WORK INSTRUCTIONS — From the first line of the data down to and including the line with "(145,440.5) circle (75pt);", copy everything exactly, leaving out pictures.

DATA BLOCK —
▬▬▬▬▬▬

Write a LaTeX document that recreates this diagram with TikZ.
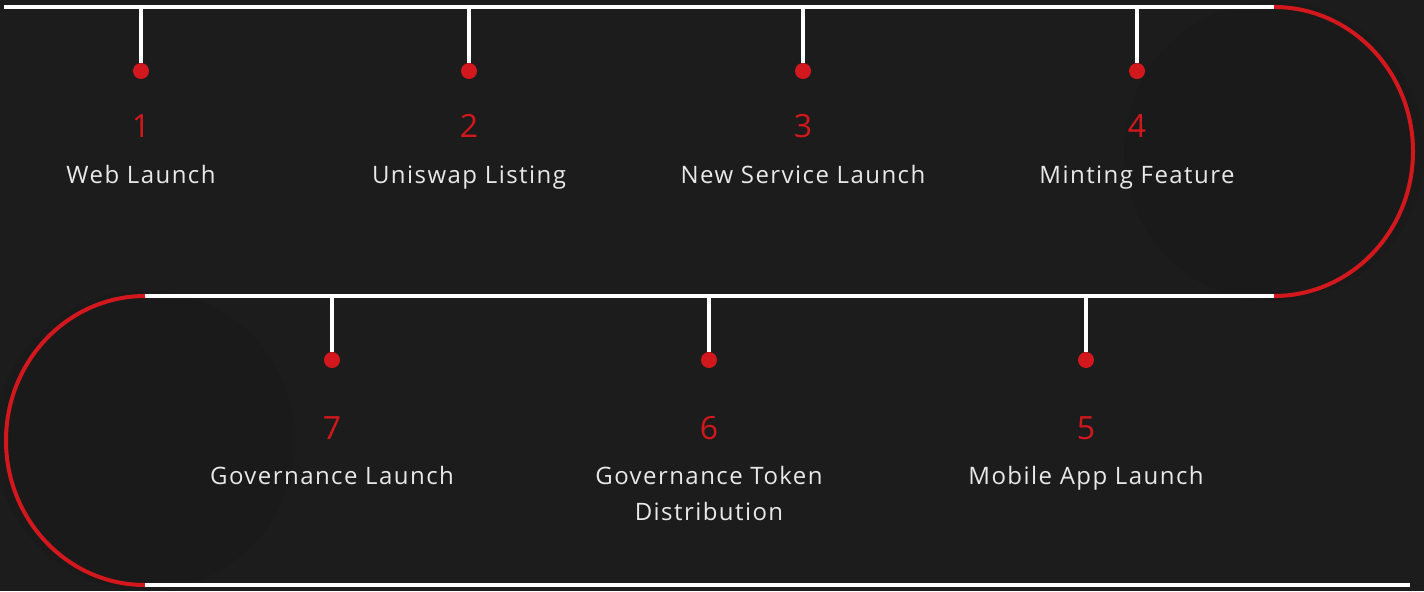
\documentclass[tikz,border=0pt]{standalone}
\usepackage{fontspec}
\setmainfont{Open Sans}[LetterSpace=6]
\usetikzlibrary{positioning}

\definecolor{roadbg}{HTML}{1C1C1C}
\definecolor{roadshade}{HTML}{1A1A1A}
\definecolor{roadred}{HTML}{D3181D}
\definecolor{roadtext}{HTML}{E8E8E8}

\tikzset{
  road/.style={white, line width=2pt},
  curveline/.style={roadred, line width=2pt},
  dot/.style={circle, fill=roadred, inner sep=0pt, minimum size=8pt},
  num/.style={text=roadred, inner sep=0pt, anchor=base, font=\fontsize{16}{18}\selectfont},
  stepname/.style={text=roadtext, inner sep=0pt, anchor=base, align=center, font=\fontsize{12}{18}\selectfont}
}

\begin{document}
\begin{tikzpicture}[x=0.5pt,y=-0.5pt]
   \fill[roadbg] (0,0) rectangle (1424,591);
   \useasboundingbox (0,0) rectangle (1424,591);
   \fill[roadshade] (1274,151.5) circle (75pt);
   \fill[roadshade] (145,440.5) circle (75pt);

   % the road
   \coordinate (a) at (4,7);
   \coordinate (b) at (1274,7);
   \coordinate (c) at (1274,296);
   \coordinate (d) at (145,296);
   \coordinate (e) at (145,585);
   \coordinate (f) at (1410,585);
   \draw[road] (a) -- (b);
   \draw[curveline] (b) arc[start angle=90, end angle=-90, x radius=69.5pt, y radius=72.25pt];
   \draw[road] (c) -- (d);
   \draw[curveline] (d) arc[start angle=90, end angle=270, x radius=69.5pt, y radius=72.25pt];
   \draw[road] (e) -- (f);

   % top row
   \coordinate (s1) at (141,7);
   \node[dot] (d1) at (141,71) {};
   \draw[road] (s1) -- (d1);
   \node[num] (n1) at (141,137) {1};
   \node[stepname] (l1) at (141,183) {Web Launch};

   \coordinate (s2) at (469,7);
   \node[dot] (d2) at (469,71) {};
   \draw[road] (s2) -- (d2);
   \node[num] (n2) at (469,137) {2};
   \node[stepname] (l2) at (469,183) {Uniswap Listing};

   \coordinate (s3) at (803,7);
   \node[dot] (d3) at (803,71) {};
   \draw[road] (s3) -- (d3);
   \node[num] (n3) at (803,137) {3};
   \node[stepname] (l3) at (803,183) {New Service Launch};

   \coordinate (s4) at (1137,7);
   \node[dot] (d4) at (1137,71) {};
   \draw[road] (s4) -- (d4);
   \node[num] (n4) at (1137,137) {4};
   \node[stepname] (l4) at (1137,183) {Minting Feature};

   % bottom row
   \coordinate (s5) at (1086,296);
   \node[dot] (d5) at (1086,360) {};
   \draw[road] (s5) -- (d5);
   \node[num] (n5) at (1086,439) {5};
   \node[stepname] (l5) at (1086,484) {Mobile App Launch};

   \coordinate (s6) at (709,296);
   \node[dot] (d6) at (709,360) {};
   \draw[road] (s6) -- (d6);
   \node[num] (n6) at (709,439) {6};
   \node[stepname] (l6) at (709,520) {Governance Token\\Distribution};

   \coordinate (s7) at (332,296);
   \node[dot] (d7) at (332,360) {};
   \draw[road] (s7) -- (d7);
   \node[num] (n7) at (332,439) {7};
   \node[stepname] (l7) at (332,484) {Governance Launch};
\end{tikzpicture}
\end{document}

▬▬▬▬▬▬

WRITTEN RESPONSE —
Write a LaTeX document that recreates this diagram with TikZ.
\documentclass[tikz,border=0pt]{standalone}
\usepackage{fontspec}
\setmainfont{Open Sans}[LetterSpace=6]
\usetikzlibrary{positioning}

\definecolor{roadbg}{HTML}{1C1C1C}
\definecolor{roadshade}{HTML}{1A1A1A}
\definecolor{roadred}{HTML}{D3181D}
\definecolor{roadtext}{HTML}{E8E8E8}

\tikzset{
  road/.style={white, line width=2pt},
  curveline/.style={roadred, line width=2pt},
  dot/.style={circle, fill=roadred, inner sep=0pt, minimum size=8pt},
  num/.style={text=roadred, inner sep=0pt, anchor=base, font=\fontsize{16}{18}\selectfont},
  stepname/.style={text=roadtext, inner sep=0pt, anchor=base, align=center, font=\fontsize{12}{18}\selectfont}
}

\begin{document}
\begin{tikzpicture}[x=0.5pt,y=-0.5pt]
   \fill[roadbg] (0,0) rectangle (1424,591);
   \useasboundingbox (0,0) rectangle (1424,591);
   \fill[roadshade] (1274,151.5) circle (75pt);
   \fill[roadshade] (145,440.5) circle (75pt);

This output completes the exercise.